Patricia P. Katz, PhD, and Edward H. Yelin, PhD, both professors of medicine (rheumatology) and health policy at the University of California, San Francisco School of Medicine, took the journal to a whole new level, according to those involved with the CJP. Dr. Yelin remarks, “The journal has had a history of really great editors. These were energetic people who faced greater challenges than we did. They set the stage so that when there was a confluence of the shared impact factor, the growth of clinical research, and internationalization of research, that allowed things to take off.”
Dr. Katz agrees with her colleague: “We were fortunate to come along at the right time and to be able to stand on those historical shoulders.” During their tenure, Drs. Katz and Yelin took advantage of their extensive professional network within the ACR and ARHP and introduced special-themed issues, providing a single forum for exploring multidisciplinary work on specific issues affecting people with rheumatic conditions. During Drs. Katz and Yelin’s editorship, AC&R, along with A&R, instituted several new policies, including registration of clinical trials, international institutional review board approval of studies with human subjects, and guidelines regarding authorship; added the “Policy Matters” and “Clinical Aspects of Molecular Research in Rheumatology” features; and guided the journal through the e-publication-ahead-of-print-issue gauntlet.
A Healthy Tension
Antony Rosen, MD, director of the division of rheumatology and professor of medicine, cell biology, and pathology at The Johns Hopkins University in Baltimore, served as chair of the CJP during the time that Drs. Katz and Yelin became co-editors. Inclusion of the journal with A&R had instantaneously and dramatically improved its impact factor. “That was the turnaround phase,” he recalls.
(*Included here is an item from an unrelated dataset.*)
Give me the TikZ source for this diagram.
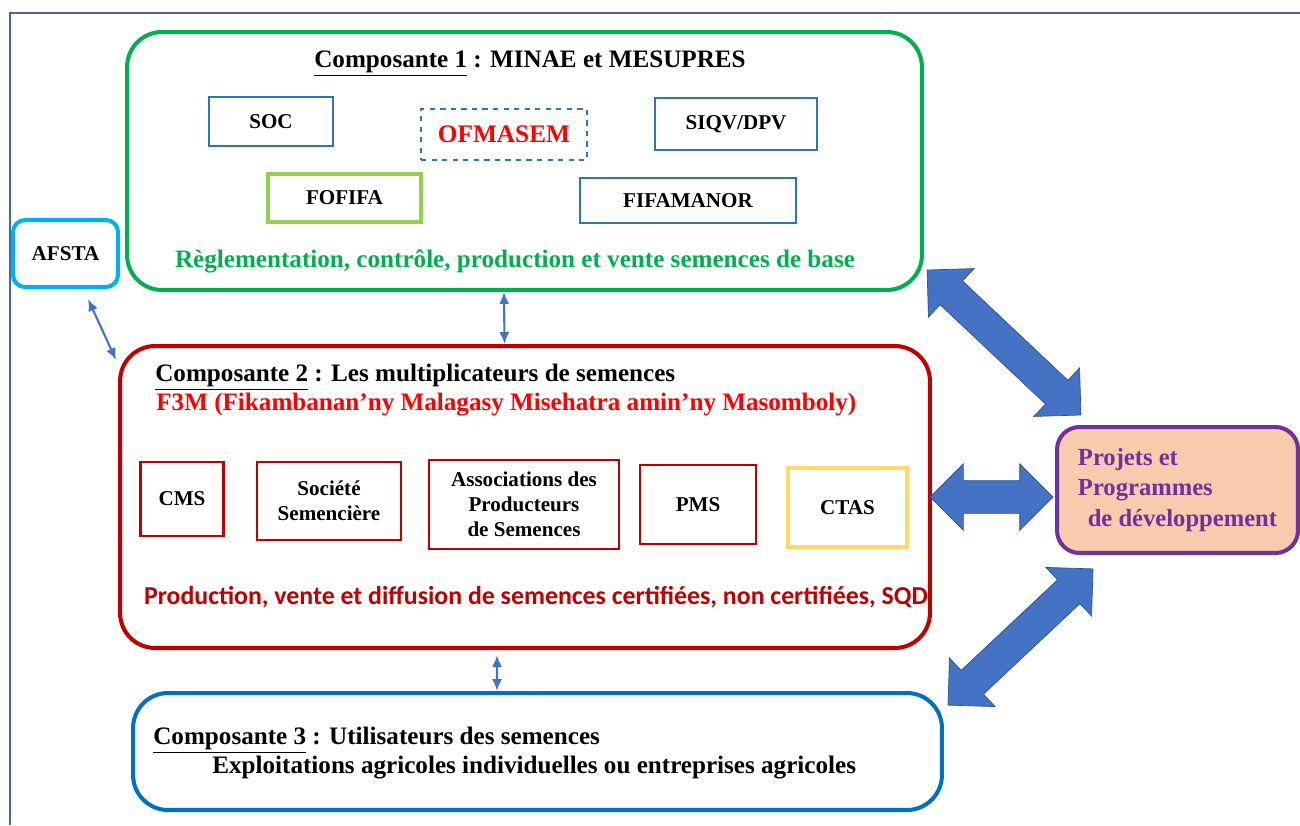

During the copublication period and since the separation of the two journals, collegiality has dominated the relationship between the two journals’ editors. Drs. Pisetsky and Hunder often alerted each other to submitted papers that would fit under the umbrella of the other journal’s content focus. Still, notes Dr. Rosen, “there has always been some tension about defining the scope of the two journals. There may be some papers that A&R believes belong in their journal and not in AC&R, and vice versa. But such is life, and a little competition is a healthy thing.” Dr. Pisetsky agrees, and believes that the ACR’s tent is big enough for both sister journals. “I think AC&R represents a very important area of scholarship. I’m delighted that it has a clear identity. And, although there may be overlap between the two journals, having AC&R allows A&R an even stronger involvement with more basic and translational research, since the combined journal represented a big increase in pages with ‘high impact’ and encouraged more submissions.”